Long ago, as part of Dogpatch Labs in San Francisco, I heard a pitch from one of my fellow entrepreneurs about a photo-taking app that blah blah blah blah blah. I stopped paying attention after he said photos because I have zero interest in photography, and only take photos when forced to at family gatherings.

 

Beware of your own biases when judging the value of someone else's innovation idea.

 

The entrepreneur was Kevin Systrom, who was talking about his absurdly successful startup Instagram. Since then, I’ve tried to be more humble about judging a business idea according to my own biases.

Disagreement is critical for innovation boards. It’s basically their reason for existing. Click To Tweet

Bringing an innovation project in front of a group of diverse executives from different disciplines is a great way to identify risks that the innovation team itself may not see. A second, third, and fourth set of eyes to point out risks is part of the huge value that the innovation board brings.

So it should be expected that at least one board member thinks any given idea is a little bit crazy, dumb, or simply naive.

An Innovation Board Should Disagree but Commit

Of course, once the decision is made, everyone needs to get behind the decision and support the team, regardless of how strong the objection may have been. This is critical for the project to have any chance of success.

If one board member allows their objection to sabotage a team by withholding support or resources, they are doing damage to the organization overall. It demoralizes the team and wastes resources.

 

If a board approves an idea, even the dissenters must support the idea.

Remember, innovation teams get just enough funding to eliminate the next set of risks. If an objection is raised and that objection represents a risk, then the job of the innovation team is to bring back the data that shows the risk has been overcome.

So the risk of wasting resources by going along with the group decision is typically very small. It’s only a few months of effort at most, not a ten-year commitment to launch a new product. And the riskier the project, the smaller the investment amount.

Teams must prove that the project risks have been eliminated to get additional funding. So it’s typically not worth holding up a decision to have a furious go / no go debate. Instead, just make it clear what sort of data would overcome the objection. Agree to disagree, and move forward with the next steps.

Dissenters on an Innovation Board Should Define the Project’s Success Criteria

It is up to the objector to clearly define the data that would convince them they are wrong. If the objector cannot clearly state why they don’t believe the project will succeed and what information would change their mind, it’s not a real objection.

Innovation board members are entitled to point out risks, and they are entitled to change their mind based on evidence. Innovation board members are not entitled to their own opinion that ignores evidence. Being a steadfast leader with a clear vision for the future is not the same thing as being obstinate.

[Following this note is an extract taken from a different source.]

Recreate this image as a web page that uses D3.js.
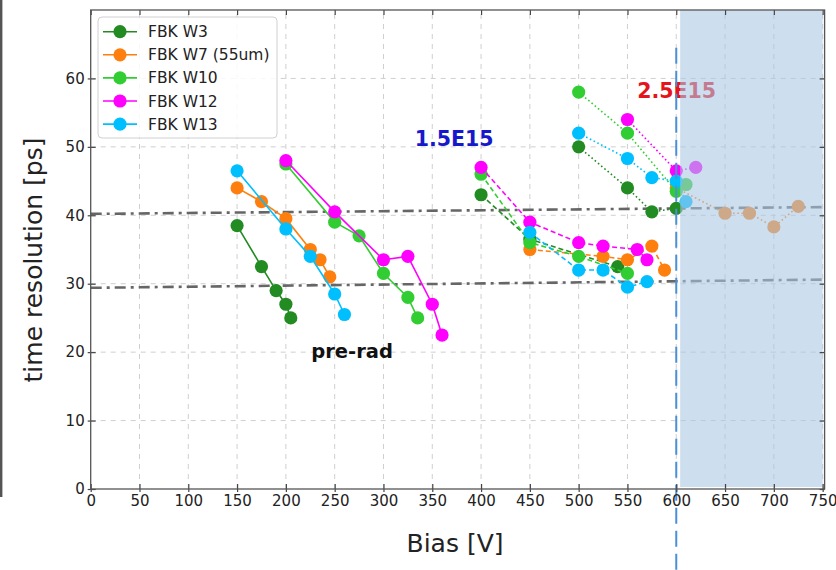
<!DOCTYPE html>
<html>
<head>
<meta charset="utf-8">
<script src="https://cdn.jsdelivr.net/npm/d3@7"></script>
<style>
  html, body { margin: 0; padding: 0; background: #fff; }
  svg { display: block; font-family: "DejaVu Sans", sans-serif; }
</style>
</head>
<body>
<svg id="chart" width="836" height="570"></svg>
<script>
// Series names and colours
const seriesNames = ["FBK W3", "FBK W7 (55um)", "FBK W10", "FBK W12", "FBK W13"];
const seriesColors = ["#228b22", "#ff7f0e", "#32cd32", "#ff00ff", "#00bfff"];

// [bias V, time resolution ps] — pre-irradiation
const w3PreRad  = [[150, 38.5], [175, 32.5], [190, 29], [200, 27], [205, 25]];
const w7PreRad  = [[150, 44], [175, 42], [200, 39.5], [225, 35], [235, 33.5], [245, 31]];
const w10PreRad = [[200, 47.5], [250, 39], [275, 37], [300, 31.5], [325, 28], [335, 25]];
const w12PreRad = [[200, 48], [250, 40.5], [300, 33.5], [325, 34], [350, 27], [360, 22.5]];
const w13PreRad = [[150, 46.5], [200, 38], [225, 34], [250, 28.5], [260, 25.5]];

// fluence 1.5E15
const w3Fl15  = [[400, 43], [450, 36.5], [540, 32.5]];
const w7Fl15  = [[450, 35], [525, 34], [550, 33.5], [575, 35.5], [588, 32]];
const w10Fl15 = [[400, 46], [450, 36], [500, 34], [550, 31.5]];
const w12Fl15 = [[400, 47], [450, 39], [500, 36], [525, 35.5], [560, 35], [570, 33.5]];
const w13Fl15 = [[450, 37.5], [500, 32], [525, 32], [550, 29.5], [570, 30.3]];

// fluence 2.5E15
const w3Fl25  = [[500, 50], [550, 44], [575, 40.5], [600, 41]];
const w7Fl25  = [[600, 44], [650, 40.3], [675, 40.3], [700, 38.3], [725, 41.3]];
const w10Fl25 = [[500, 58], [550, 52], [600, 43.5], [610, 44.5]];
const w12Fl25 = [[550, 54], [600, 46.5], [620, 47]];
const w13Fl25 = [[500, 52], [550, 48.3], [575, 45.5], [600, 45], [610, 42]];

// Axis ticks
const xTicks = d3.range(0, 751, 50);
const yTicks = d3.range(0, 61, 10);

// Reference levels (resolution at 0 V and at 750 V)
const refLineStart = [40.2, 29.4];
const refLineEnd   = [41.2, 30.6];

// Annotations
const annoText = ["1.5E15", "2.5E15", "pre-rad"];
const annoAt   = [[332, 50.1], [560, 57.2], [226, 19.1]];   // [bias, res] of text start/baseline
const annoColor = ["#1717cc", "#e5141c", "#111"];

// Beyond-limit region and marker
const limitBias = 600;
const shadeFrom = 604, shadeTo = 750;

const svg = d3.select("#chart");
const x = d3.scaleLinear().domain([0, 752]).range([90.7, 824.6]);
const y = d3.scaleLinear().domain([0, 70]).range([489, 10]);
const X0 = x(0), X1 = x(752), Y0 = y(0), Y1 = y(70);

// screen-edge rule on the far left
svg.append("line").attr("x1", 1.2).attr("x2", 1.2).attr("y1", 0).attr("y2", 497)
  .attr("stroke", "#555").attr("stroke-width", 2.4);

// grid
const grid = svg.append("g");
grid.selectAll("line.gx").data(xTicks.slice(1)).join("line")
  .attr("x1", d => x(d)).attr("x2", d => x(d)).attr("y1", Y0).attr("y2", Y1)
  .attr("stroke", "#cfcfcf").attr("stroke-width", 1).attr("stroke-dasharray", "5,5");
grid.selectAll("line.gy").data(yTicks.slice(1)).join("line")
  .attr("x1", X0).attr("x2", X1).attr("y1", d => y(d)).attr("y2", d => y(d))
  .attr("stroke", "#cfcfcf").attr("stroke-width", 1).attr("stroke-dasharray", "5,5");

// dash-dot reference levels
svg.append("g").selectAll("line").data(refLineStart).join("line")
  .attr("x1", x(0)).attr("x2", x(750))
  .attr("y1", d => y(d)).attr("y2", (d, i) => y(refLineEnd[i]))
  .attr("stroke", "#666").attr("stroke-width", 2.6).attr("stroke-dasharray", "11,5,3,5");

// data
const groups = [
  { sets: [w3PreRad, w7PreRad, w10PreRad, w12PreRad, w13PreRad], dash: null },
  { sets: [w3Fl15, w7Fl15, w10Fl15, w12Fl15, w13Fl15], dash: "5,3" },
  { sets: [w3Fl25, w7Fl25, w10Fl25, w12Fl25, w13Fl25], dash: "1.6,2.6" }
];
const line = d3.line().x(d => x(d[0])).y(d => y(d[1]));
const dataG = svg.append("g");
groups.forEach(g => {
  g.sets.forEach((pts, i) => {
    const s = dataG.append("g");
    s.append("path").attr("d", line(pts)).attr("fill", "none")
      .attr("stroke", seriesColors[i]).attr("stroke-width", 1.6)
      .attr("stroke-dasharray", g.dash);
    s.selectAll("circle").data(pts).join("circle")
      .attr("cx", d => x(d[0])).attr("cy", d => y(d[1])).attr("r", 6.6)
      .attr("fill", seriesColors[i]);
  });
});

// annotations
svg.append("g").selectAll("text").data(annoText).join("text")
  .attr("x", (d, i) => x(annoAt[i][0])).attr("y", (d, i) => y(annoAt[i][1]))
  .attr("fill", (d, i) => annoColor[i])
  .attr("font-weight", "bold")
  .attr("font-size", (d, i) => i === 2 ? 19.5 : 20.5)
  .text(d => d);

// shaded region above the limit
svg.append("rect")
  .attr("x", x(shadeFrom)).attr("y", Y1)
  .attr("width", x(shadeTo) - x(shadeFrom)).attr("height", Y0 - Y1 - 2)
  .attr("fill", "rgb(168,199,228)").attr("fill-opacity", 0.58);

// vertical limit marker
svg.append("line")
  .attr("x1", x(limitBias)).attr("x2", x(limitBias))
  .attr("y1", y(64.5)).attr("y2", 570)
  .attr("stroke", "#4a8fd8").attr("stroke-width", 2).attr("stroke-dasharray", "16,7");

// axes
const axG = svg.append("g").attr("font-family", "DejaVu Sans, sans-serif");
axG.append("g").attr("transform", `translate(0,${Y0})`)
  .call(d3.axisBottom(x).tickValues(xTicks).tickSize(3).tickPadding(3));
axG.append("g").attr("transform", `translate(${X0},0)`)
  .call(d3.axisLeft(y).tickValues(yTicks).tickSize(3).tickPadding(3));
axG.append("g").attr("transform", `translate(0,${Y0})`)
  .call(d3.axisBottom(x).tickValues(xTicks).tickSize(-5).tickFormat(""));
axG.append("g").attr("transform", `translate(${X0},0)`)
  .call(d3.axisLeft(y).tickValues(yTicks).tickSize(-5).tickFormat(""));
axG.append("g").attr("transform", `translate(0,${Y1})`)
  .call(d3.axisTop(x).tickValues(xTicks).tickSize(-5).tickFormat(""));
axG.append("g").attr("transform", `translate(${X1},0)`)
  .call(d3.axisRight(y).tickValues(yTicks).tickSize(-5).tickFormat(""));
axG.selectAll(".domain").remove();
axG.selectAll(".tick line").attr("stroke", "#444").attr("stroke-width", 1.2);
axG.selectAll(".tick text").attr("fill", "#222").attr("font-size", 15)
  .attr("font-family", "DejaVu Sans, sans-serif");

// frame
svg.append("rect").attr("x", X0).attr("y", Y1).attr("width", X1 - X0).attr("height", Y0 - Y1)
  .attr("fill", "none").attr("stroke", "#555").attr("stroke-width", 1.3);

// axis titles
svg.append("text").attr("x", 455).attr("y", 552).attr("text-anchor", "middle")
  .attr("font-size", 25).attr("fill", "#222").text("Bias [V]");
svg.append("text").attr("transform", "translate(42,260) rotate(-90)")
  .attr("text-anchor", "middle").attr("font-size", 25).attr("fill", "#222")
  .text("time resolution [ps]");

// legend
const lg = svg.append("g");
lg.append("rect").attr("x", 98).attr("y", 17).attr("width", 179).attr("height", 121)
  .attr("rx", 4).attr("fill", "#fff").attr("fill-opacity", 0.85)
  .attr("stroke", "#d0d0d0").attr("stroke-width", 1);
const rows = lg.selectAll("g.row").data(seriesNames).join("g")
  .attr("transform", (d, i) => `translate(0,${31.7 + i * 23.1})`);
rows.append("line").attr("x1", 103).attr("x2", 137).attr("y1", 0).attr("y2", 0)
  .attr("stroke", (d, i) => seriesColors[i]).attr("stroke-width", 1.6);
rows.append("circle").attr("cx", 120).attr("cy", 0).attr("r", 6.6)
  .attr("fill", (d, i) => seriesColors[i]);
rows.append("text").attr("x", 148).attr("y", 0).attr("dy", "0.36em")
  .attr("font-size", 15.5).attr("fill", "#222").text(d => d);
</script>
</body>
</html>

It takes courage to change our minds and admit when we need to consider a different direction. Click To Tweet

Based on the criteria that the objector gives, the innovation team now has a clear roadmap for getting additional funding. If the team nullifies the risk, they receive further funding. If the team cannot get the right data, the project dies by default. In either case, the innovation board is following the right path by identifying risks, evaluating evidence, and then reaching a clear decision — whether everyone agrees with it or not.

Lessons Learned

  • Don’t govern by consensus.
  • Objecting to popular opinion is a valuable element of team-based risk analysis.
  • Define success criteria to give the innovation team a clear direction.